Counter in onSubscribe: 0
Counter in onNext: 1 … 10000

Observable
.from(detourBatchObjects)
.doOnSubscribe(() → {
** log.info(String.format(“Counter in onSubscribe: %d”, at.get()));**
** })**
.flatMap(t → {
final String key = generateId(t.getPartyId());
Optional optionalDetour = repo.findById(key);
if (optionalDetour.isPresent()) {
return asyncBucket.mutateIn(key).upsert(String.format(“detourDetails.%s”, t.getDetourId()), new DetourDetail(t.getAccountId(), t.getSubmissionId(), DetourStatusEnum.OPEN))
.execute()
.doOnNext(x → {
** log.info(String.format(“Counter in onNext: %d”, at.incrementAndGet()));**
** })**
.retryWhen(RetryBuilder
.anyOf(BackpressureException.class)
.delay(Delay.exponential(TimeUnit.MILLISECONDS, sleepInMilliSeconds))
.max(retryCount)
.build())
.doOnError(e → {
log.error(“Error”, e);
})
.onErrorResumeNext(Observable.empty());
} else {
return asyncBucket.insert(converter.toDocument(t, key))
.doOnNext(x → {
log.info(String.format(“Counter in onNext: %d”, at.incrementAndGet()));
})
.retryWhen(RetryBuilder
.anyOf(BackpressureException.class)
.delay(Delay.exponential(TimeUnit.MILLISECONDS, sleepInMilliSeconds))
.max(retryCount)
.build())
.doOnError(e → {
log.error(“Error”, e);
}).onErrorResumeNext(Observable.empty());
}
})
.toList()
.toBlocking()
.single();

@graham.pople I think we figured out the issue. repo.get(id) was blocking call so that was making the process slow.
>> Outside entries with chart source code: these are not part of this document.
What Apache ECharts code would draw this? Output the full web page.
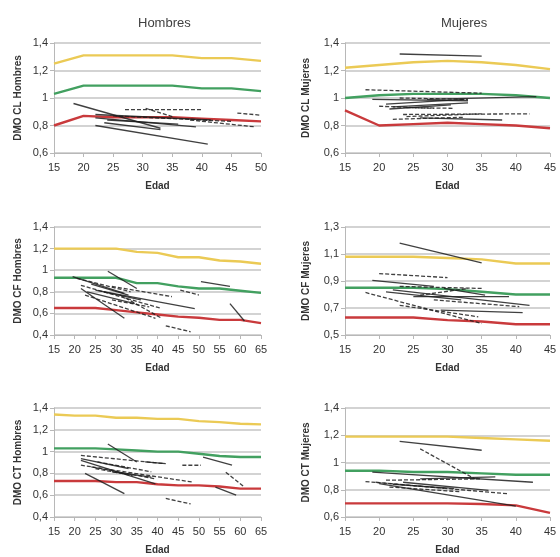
<!DOCTYPE html>
<html>
<head>
<meta charset="utf-8">
<script src="https://cdn.jsdelivr.net/npm/echarts@6/dist/echarts.min.js"></script>
<style>
  html, body { margin: 0; padding: 0; background: #fff; }
  #chart { width: 560px; height: 557px; }
</style>
</head>
<body>
<div id="chart"></div>
<script>
// ages for the reference curves
const agesA = [15, 20, 25, 30, 35, 40, 45, 50];
const agesB = [15, 20, 25, 30, 35, 40, 45];
const agesC = [15, 20, 25, 30, 35, 40, 45, 50, 55, 60, 65];

// DMO CL Hombres
const clHomP97 = [1.25, 1.31, 1.31, 1.31, 1.31, 1.29, 1.29, 1.27];
const clHomP50 = [1.03, 1.09, 1.09, 1.09, 1.09, 1.07, 1.07, 1.05];
const clHomP3  = [0.80, 0.87, 0.86, 0.86, 0.86, 0.85, 0.84, 0.83];
// DMO CL Mujeres
const clMujP97 = [1.22, 1.24, 1.26, 1.27, 1.26, 1.24, 1.21];
const clMujP50 = [1.00, 1.02, 1.03, 1.03, 1.03, 1.02, 1.00];
const clMujP3  = [0.91, 0.80, 0.81, 0.82, 0.81, 0.80, 0.78];
// DMO CF Hombres
const cfHomP97 = [1.20, 1.20, 1.20, 1.20, 1.17, 1.16, 1.12, 1.12, 1.09, 1.08, 1.06];
const cfHomP50 = [0.93, 0.93, 0.93, 0.93, 0.88, 0.88, 0.85, 0.83, 0.83, 0.81, 0.79];
const cfHomP3  = [0.65, 0.65, 0.65, 0.63, 0.61, 0.59, 0.57, 0.56, 0.54, 0.54, 0.51];
// DMO CF Mujeres
const cfMujP97 = [1.08, 1.08, 1.08, 1.07, 1.06, 1.03, 1.03];
const cfMujP50 = [0.85, 0.85, 0.85, 0.84, 0.82, 0.80, 0.80];
const cfMujP3  = [0.63, 0.63, 0.63, 0.61, 0.60, 0.58, 0.58];
// DMO CT Hombres
const ctHomP97 = [1.34, 1.33, 1.33, 1.31, 1.31, 1.30, 1.30, 1.28, 1.27, 1.255, 1.25];
const ctHomP50 = [1.03, 1.03, 1.03, 1.02, 1.01, 1.00, 1.00, 0.98, 0.96, 0.95, 0.95];
const ctHomP3  = [0.73, 0.73, 0.73, 0.72, 0.72, 0.70, 0.69, 0.69, 0.68, 0.66, 0.66];
// DMO CT Mujeres
const ctMujP97 = [1.19, 1.19, 1.19, 1.19, 1.18, 1.17, 1.16];
const ctMujP50 = [0.94, 0.94, 0.93, 0.93, 0.92, 0.91, 0.91];
const ctMujP3  = [0.70, 0.70, 0.70, 0.70, 0.695, 0.685, 0.63];

// individual follow-ups: [edad1, dmo1, edad2, dmo2]
const clHomSeg = [
  [18.3, 0.96, 33, 0.78], [27, 0.915, 40, 0.915], [22, 0.80, 41, 0.665], [46, 0.89, 50, 0.875],
  [22, 0.855, 39, 0.79], [30.5, 0.925, 35, 0.865], [22, 0.88, 41.5, 0.84], [38, 0.84, 49, 0.79],
  [23.5, 0.82, 33, 0.77], [25, 0.87, 45, 0.83], [24, 0.84, 36, 0.81]
];
const clMujSeg = [
  [23, 1.32, 35, 1.305], [18, 1.06, 35, 1.035], [19, 0.99, 33, 0.98], [20, 0.94, 28, 0.925],
  [21, 0.955, 32.5, 0.99], [23.5, 0.88, 42, 0.885], [26, 0.855, 38, 0.84], [24, 0.865, 35, 0.885],
  [21.5, 0.92, 30.5, 0.95], [23, 1.0, 33, 0.99], [27, 0.99, 43, 1.01], [22, 0.845, 32.5, 0.86],
  [22, 0.935, 33, 0.965], [24, 0.93, 31, 0.925]
];
const cfHomSeg = [
  [19.5, 0.94, 32, 0.785], [21.5, 0.86, 41, 0.645], [21.5, 0.83, 32, 0.555], [22.5, 0.77, 39.5, 0.555],
  [25, 0.815, 49, 0.645], [29, 0.85, 43.5, 0.755], [28, 0.99, 35, 0.83], [31, 0.77, 41, 0.555],
  [50.5, 0.895, 57.5, 0.85], [45.5, 0.815, 50, 0.77], [57.5, 0.69, 61, 0.53], [42, 0.485, 48, 0.43],
  [27, 0.80, 36, 0.725], [20.5, 0.925, 33.5, 0.80], [23, 0.80, 34.5, 0.69], [29, 0.725, 38, 0.66],
  [24, 0.87, 33, 0.77]
];
const cfMujSeg = [
  [23, 1.18, 35, 1.035], [20, 0.955, 30, 0.925], [19, 0.905, 28, 0.86], [18, 0.815, 35, 0.585],
  [22, 0.835, 42, 0.72], [23, 0.72, 34.5, 0.635], [29, 0.685, 41, 0.665], [23, 0.86, 35, 0.845],
  [25, 0.785, 39, 0.785], [26, 0.795, 33, 0.845], [21, 0.82, 32, 0.76], [28, 0.76, 40.5, 0.71],
  [29.5, 0.845, 35.5, 0.795]
];
const ctHomSeg = [
  [28, 1.07, 35, 0.905], [21.5, 0.965, 41.5, 0.89], [21.5, 0.92, 39.5, 0.705], [21.5, 0.875, 48.5, 0.72],
  [22.5, 0.80, 32, 0.615], [24, 0.86, 39.5, 0.75], [29, 0.815, 38.5, 0.765], [46, 0.875, 50.5, 0.875],
  [51, 0.95, 58, 0.875], [56.5, 0.81, 61, 0.675], [54, 0.675, 59, 0.60], [42, 0.57, 48, 0.52],
  [37, 0.905, 42, 0.89], [25, 0.845, 34, 0.78], [21.5, 0.935, 33, 0.845], [25.5, 0.905, 38.5, 0.815]
];
const ctMujSeg = [
  [23, 1.155, 35, 1.09], [26, 1.10, 34, 0.88], [19, 0.93, 42.5, 0.855], [18, 0.86, 39, 0.77],
  [20, 0.845, 40, 0.68], [21, 0.87, 35, 0.88], [26, 0.88, 37, 0.895], [21.5, 0.82, 32, 0.785],
  [23.5, 0.855, 36, 0.795], [19.5, 0.855, 29.5, 0.81], [22, 0.84, 31, 0.81]
];

const panels = [
  { name: 'DMO CL Hombres', ages: agesA, p97: clHomP97, p50: clHomP50, p3: clHomP3, seg: clHomSeg, xMax: 50, yMin: 0.6, yMax: 1.4 },
  { name: 'DMO CL Mujeres', ages: agesB, p97: clMujP97, p50: clMujP50, p3: clMujP3, seg: clMujSeg, xMax: 45, yMin: 0.6, yMax: 1.4 },
  { name: 'DMO CF Hombres', ages: agesC, p97: cfHomP97, p50: cfHomP50, p3: cfHomP3, seg: cfHomSeg, xMax: 65, yMin: 0.4, yMax: 1.4 },
  { name: 'DMO CF Mujeres', ages: agesB, p97: cfMujP97, p50: cfMujP50, p3: cfMujP3, seg: cfMujSeg, xMax: 45, yMin: 0.5, yMax: 1.3 },
  { name: 'DMO CT Hombres', ages: agesC, p97: ctHomP97, p50: ctHomP50, p3: ctHomP3, seg: ctHomSeg, xMax: 65, yMin: 0.4, yMax: 1.4 },
  { name: 'DMO CT Mujeres', ages: agesB, p97: ctMujP97, p50: ctMujP50, p3: ctMujP3, seg: ctMujSeg, xMax: 45, yMin: 0.6, yMax: 1.4 }
];

const gridPos = [
  { left: 54, top: 43, width: 207, height: 110 },
  { left: 345, top: 43, width: 205, height: 110 },
  { left: 54, top: 227, width: 207, height: 108 },
  { left: 345, top: 227, width: 205, height: 108 },
  { left: 54, top: 408, width: 207, height: 109 },
  { left: 345, top: 408, width: 205, height: 109 }
];

const FONT = '"Liberation Sans", Arial, sans-serif';
const axisGrey = '#b8b8b8';
const yellow = '#ebca55';
const green = '#42a060';
const red = '#c93a3c';

const fmt = v => String(+v.toFixed(1)).replace('.', ',');

const grids = [], xAxes = [], yAxes = [], series = [];
panels.forEach((p, i) => {
  grids.push(Object.assign({ containLabel: false }, gridPos[i]));
  xAxes.push({
    gridIndex: i, type: 'value', min: 15, max: p.xMax, interval: 5,
    name: 'Edad', nameLocation: 'middle', nameGap: 28,
    nameTextStyle: { fontFamily: FONT, fontSize: 10, fontWeight: 'bold', color: '#333' },
    axisLine: { show: true, lineStyle: { color: axisGrey, width: 1 } },
    axisTick: { show: true, length: 4, lineStyle: { color: axisGrey } },
    axisLabel: { fontFamily: FONT, fontSize: 11, color: '#333', margin: 9 },
    splitLine: { show: false }
  });
  yAxes.push({
    gridIndex: i, type: 'value', min: p.yMin, max: p.yMax, interval: 0.2,
    name: p.name, nameLocation: 'middle', nameRotate: 90, nameGap: i % 2 ? 34 : 31,
    nameTextStyle: { fontFamily: FONT, fontSize: 10, fontWeight: 'bold', color: '#333' },
    axisLine: { show: true, lineStyle: { color: axisGrey, width: 1 } },
    axisTick: { show: true, length: 4, lineStyle: { color: axisGrey } },
    axisLabel: { fontFamily: FONT, fontSize: 11, color: '#333', margin: 6, formatter: fmt },
    splitLine: { show: true, lineStyle: { color: '#c4c4c4', width: 1.6 } }
  });
  [[p.p97, yellow], [p.p50, green], [p.p3, red]].forEach(([vals, col]) => {
    series.push({
      type: 'line', xAxisIndex: i, yAxisIndex: i, silent: true,
      symbol: 'none', data: p.ages.map((a, k) => [a, vals[k]]),
      lineStyle: { color: col, width: 2.4 }
    });
  });
  p.seg.forEach((s, k) => {
    series.push({
      type: 'line', xAxisIndex: i, yAxisIndex: i, silent: true,
      symbol: 'none', data: [[s[0], s[1]], [s[2], s[3]]],
      lineStyle: { color: '#1e1e1e', width: 1.3, type: k % 2 ? [4, 2] : 'solid', opacity: 0.85 }
    });
  });
});

const chart = echarts.init(document.getElementById('chart'));
chart.setOption({
  animation: false,
  title: [
    { text: 'Hombres', left: 133, top: 12, textStyle: { fontFamily: FONT, fontSize: 13, fontWeight: 'normal', color: '#404040' } },
    { text: 'Mujeres', left: 436, top: 12, textStyle: { fontFamily: FONT, fontSize: 13, fontWeight: 'normal', color: '#404040' } }
  ],
  grid: grids,
  xAxis: xAxes,
  yAxis: yAxes,
  series: series
});
</script>
</body>
</html>
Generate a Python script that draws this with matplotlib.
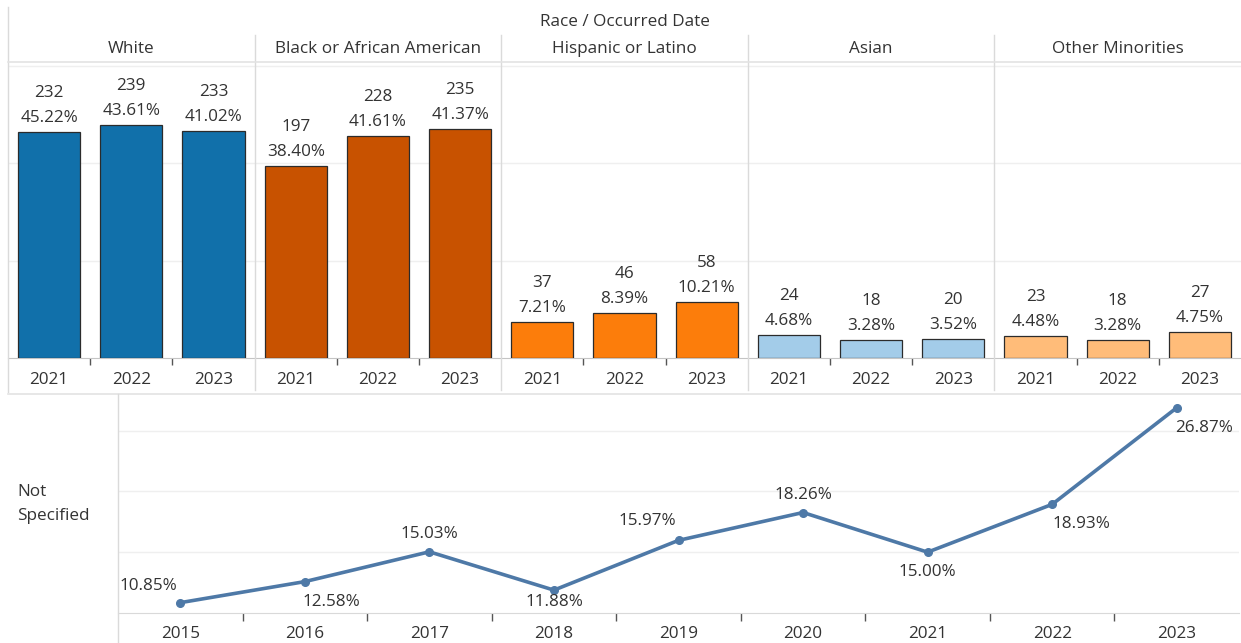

I converted into exists and added it to observable and that improved performance a lot. Now for 10000 records, it just takes 1.2 seconds

Yes, that makes sense. You could also do the insert, and if that fails with DocumentAlreadyExistsException, do the mutateIn. So in cases where the document does exist, you’re down to just 1 round trip.

But, exists is rather faster than insert, as it doesn’t need to send the JSON. So whether this approach is faster overall will depend on how often you need to insert vs mutateIn, and to an extent on how big your data is.